“Prosecutors routinely threaten ultraharsh, enhanced mandatory sentences that no one — not even the prosecutors themselves — thinks are appropriate,” said Judge John Gleeson, of the United States District Court for the Eastern District of New York, reported the New York Times. The way prosecutors use this hammer, Judge Gleeson wrote, “coerces guilty pleas and produces sentences so excessively severe they take your breath away.”
The result is that federal drug trials have become a rarity: 97 percent of defendants plead guilty.
A new study by Human Rights Watch, in New York, is the first to quantify what some call the “trial penalty,” the extra prison time that federal drug defendants get if they exercise their right to a trial and lose.

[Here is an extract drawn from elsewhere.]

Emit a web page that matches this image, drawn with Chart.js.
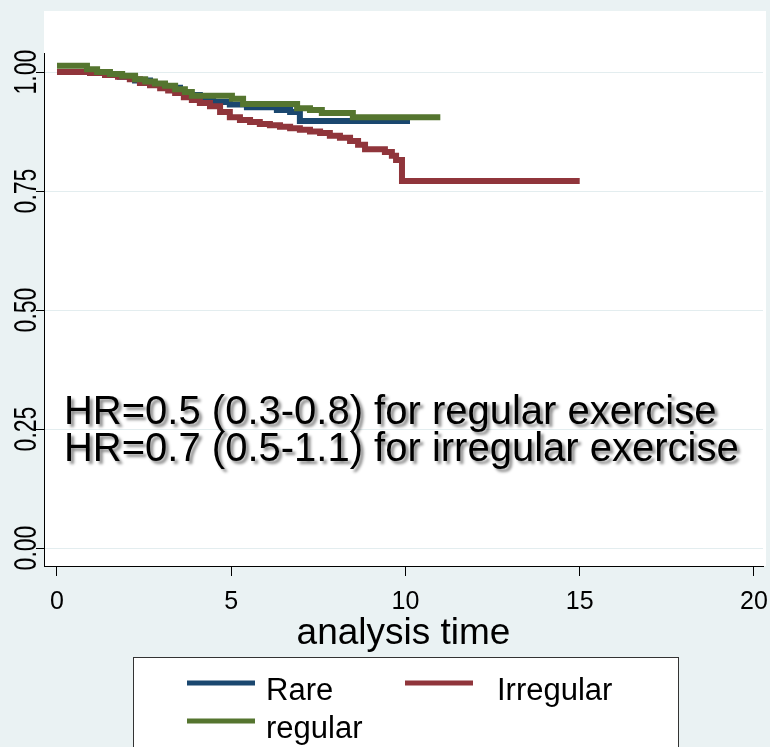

A Justice Department spokeswoman, Ellen Canale, told the Times that the department “seeks to ensure that these enhancements are reserved for serious, high-level or violent drug traffickers” and “agrees that the enhancements should not be used to coerce defendants.”
William G. Otis, an adjunct professor at the Georgetown University Law Center and a former federal prosecutor, said that the reason defendants were in a poor bargaining position was not a result of prosecutors’ abuse, but because “there is solid proof they committed a crime.” The fact that violent crime has declined significantly over the last 20 years means that the system is generally working well, he told the Times.